Neither thriller nor actioner nor psychological drama, "The Horizon of Events" never quite manages to define itself or its aims. Starting with a group of young nuclear physicists working under the mountains of central Italy, pic fizzles out trying to dramatize the self-centered hero's uncertain moral journey.
Neither thriller nor actioner nor psychological drama, “The Horizon of Events” never quite manages to define itself or its aims. Starting with a group of young nuclear physicists working under the mountains of central Italy, pic fizzles out trying to dramatize the self-centered hero’s uncertain moral journey. Second outing for director Daniele Vicari — after his award-winning drag-racing drama “V-Max” — again stars popular thesp Valerio Mastrandrea who, despite looking miscast in the no-action, no-laughs role of an uptight techie, should give pic an initial boost onshore. It is unlikely to fire many reactors elsewhere.
The drama unfolds in two parts: inside and outside the Gran Sasso mountain. In the first half, Max (Mastrandrea) works with his team in an underground nuclear physics research institute on an important experiment called Helios. When he is appointed to lead the project, he realizes they’ll never beat a Japanese team studying the same thing and takes a highly unethical shortcut to win world renown.
His sense of responsibility isn’t much greater with girlfriend Anais (Gwenaelle Simon), a serious-minded French member of the team.
His problems may be traced to his recently deceased father, a dishonest contractor who spent time in jail. Nerdy egotist that he is, Max’s moral stance against his family’s twisted values is the only thing that creates sympathy for him. When he cheats on the Helios experiment, viewers are pretty much left in limbo.
Pic’s second part — like Vicari’s 1998 docu “Men and Wolves” — focuses on the plight of Albanian shepherds on the Gran Sasso who are exploited by local bosses. The radical location switch again shows originality, though a little forced and over-extended.
Following a near-fatal car crash, Max wakes up on top of the mountain in the rude hut of a shepherd, Bajram (Lulzim Zeqja), who has saved his life.
Unfortunately, the muddled story, meant to contrast the poor exploited Albanians to the stressed-out middle-class scientists, really doesn’t make much sense. Using part of the Albanian story as an exciting way to open the film leads to narrative confusion. Finally, pic fails to explore Max’s psychological problems, and ending is so murky viewers can write their own moral.
Tackling his most dramatic role, Mastrandrea seems stripped of his basic tools of trade, like his skillful use of Roman dialect and mannerisms and his devilish charm with the ladies. His fear of getting emotionally close to a woman is implied in the dialogue rather than suggested by the acting.

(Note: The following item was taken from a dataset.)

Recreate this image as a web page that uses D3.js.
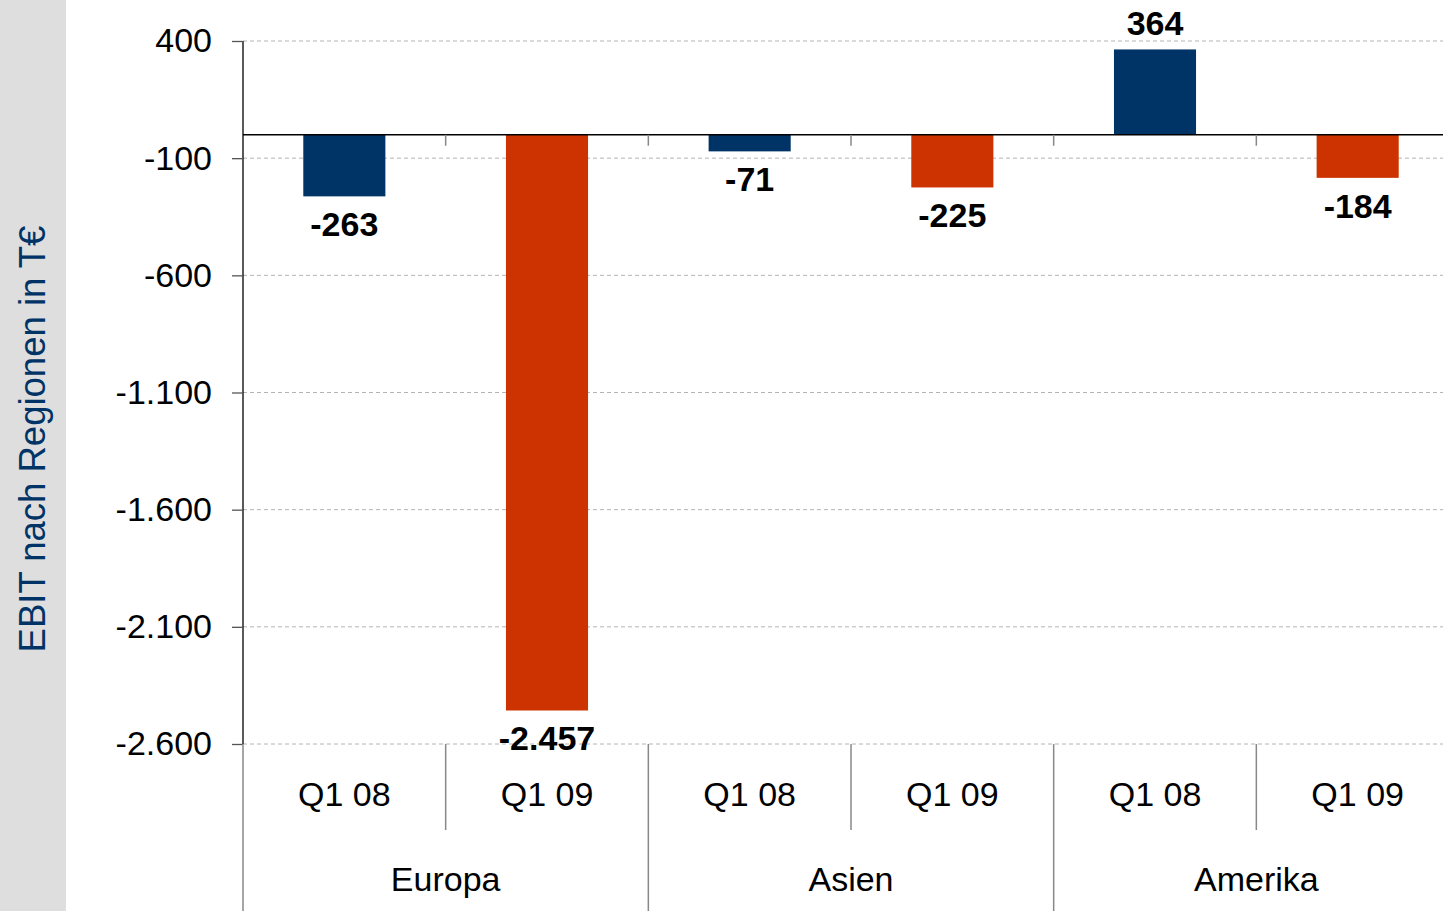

As his tough-minded main girlfriend, Simon gracefully holds together a role pairing brains and femininity, while Zeqja stays on the surface of the tormented shepherd.
Marta Maffucci’s production design expresses the film’s fascination with computer technology and elegant, high-tech laboratory sets. Gherardo Gossi’s lensing emphasizes cold green tones in the lab and natural earthy greens above; more subtly, there are some well-thought-out shots like the neon-lit tunnels on the highway that have a quiet symbolic resonance.